The Washington Post’s video team suspects the beginning of video, which was released on Monday and shows Cantlie speaking from Kobane, is doctored in some way. The suspicions are well-founded. The video, like many of the Islamic State’s clips and magazines, looks like a scene from “Call of Duty.”

It highlights what analysts say has become one of the more salient characteristics of Islamic State media — “gamification,” as the Intercept put it— apparent both in the fighters’ language as well as in their videos. They show balls of flamefancy graphics and masked fighters who look like they should be on the cover of an X-Box game. One British fighter named Abu Sumayyah al-Britani even told American Journalist Jonathan Khron his life in Syria is more satisfying than in the United Kingdom because now it “is better than that game ‘Call of Duty'” as he can shoot guns without concern.

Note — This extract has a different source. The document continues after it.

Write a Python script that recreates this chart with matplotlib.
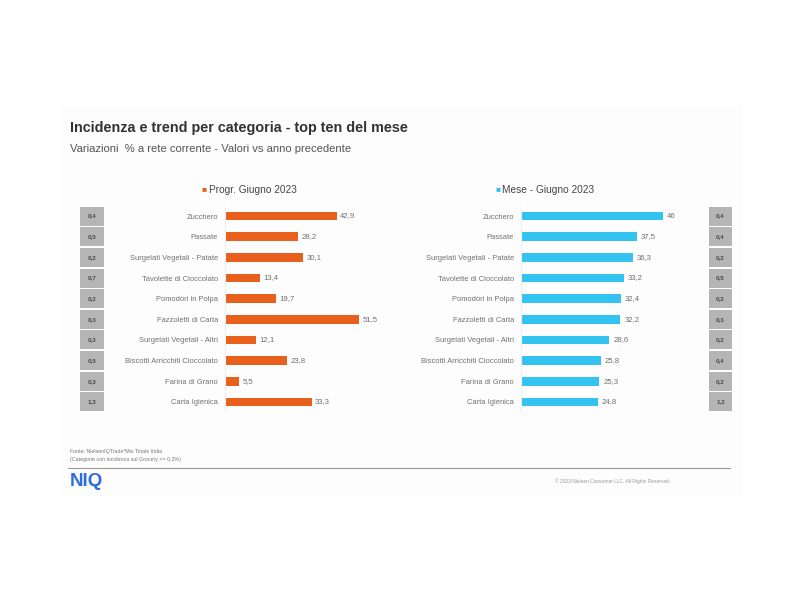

“If current trends persist, al-Qaeda will become known as ‘your father’s terrorist group,’ an organization that has gone out of style,” stated an article in the Clarion Project, a nonprofit anti-extremist organization. ” … The new generation of jihadists has a different style than one the West is used to seeing. It’s hard to envision Osama bin Laden in a rap video, telling an off-color joke or openly indulging in American entertainment.”

And that, experts say, is part of the appeal — and why the terrorist organization, which is battling for Kobane and threatening Baghdad, will continue releasing videos like Monday’s starring John Cantlie. If a video can be the “real-life evocation” of a video-game fantasy, it may draw more recruits than scripture or religious fanaticism.

“For many young people, it’s probably not too difficult to relate,” wrote the New Yorker’s Jay Caspian King. ” … It’s worth wondering how much further their reach can extend. How many frustrated kids whose only outlets for aggression are Call of Duty, sports, or hip-hop will take a disastrous step into illogic and see [the Islamic State] as the real-life evocation of those fantasies?”

This theme was perhaps most noticeable with the recent release of what appears to be a “Grand Theft Auto”-esque video game by a group allegedly linked to the Islamic State lionizing the exploits of a militant. In it, the Islamic State “player” runs around, lifts cars, gets into a lot of gunfights — all of it to the lilting sound of a jihadist song. “The Islamic State was already well known for its sophisticated film making, and many of the scenes depicted in the video appear to be a ‘gamification’ of previous Islamic State propaganda footage,” according to the Intercept. ” … It appears that the [Islamic State] media war is continuing to evolve in new and weird directions.”

Other fighters have picked up the motif by tweeting, “This is our Call of Duty and we Respawn in Jannah,” using the gamer word “respawn” to signify rebirth.

Political analyst Abdullah Hamidaddin said such imagery refutes the notion that the Islamic State’s recruitment tactics have anything to do with religion. It instead pitches youths in the same way video games do, by whetting the appetite for adventure. “The videos [are] clearly not a call to jihad,” Hamidaddin wrote in Al Arabiya News. “This is a call to adventure and adventure in the minds of many youths is in risk and destruction.”

But the success of the strategy is less in the idea’s conception than its execution, John Horgan, a terrorist expert at the University of Massachusetts at Lowell, told New York Magazine. He said much of the imagery does rival “Call of Duty.” “They are carefully composed, well-edited videos that capture both the nobility and urgency of joining the fight, juxtaposed with pulse-pounding images and slo-mo videos of adventure in battle,” he said.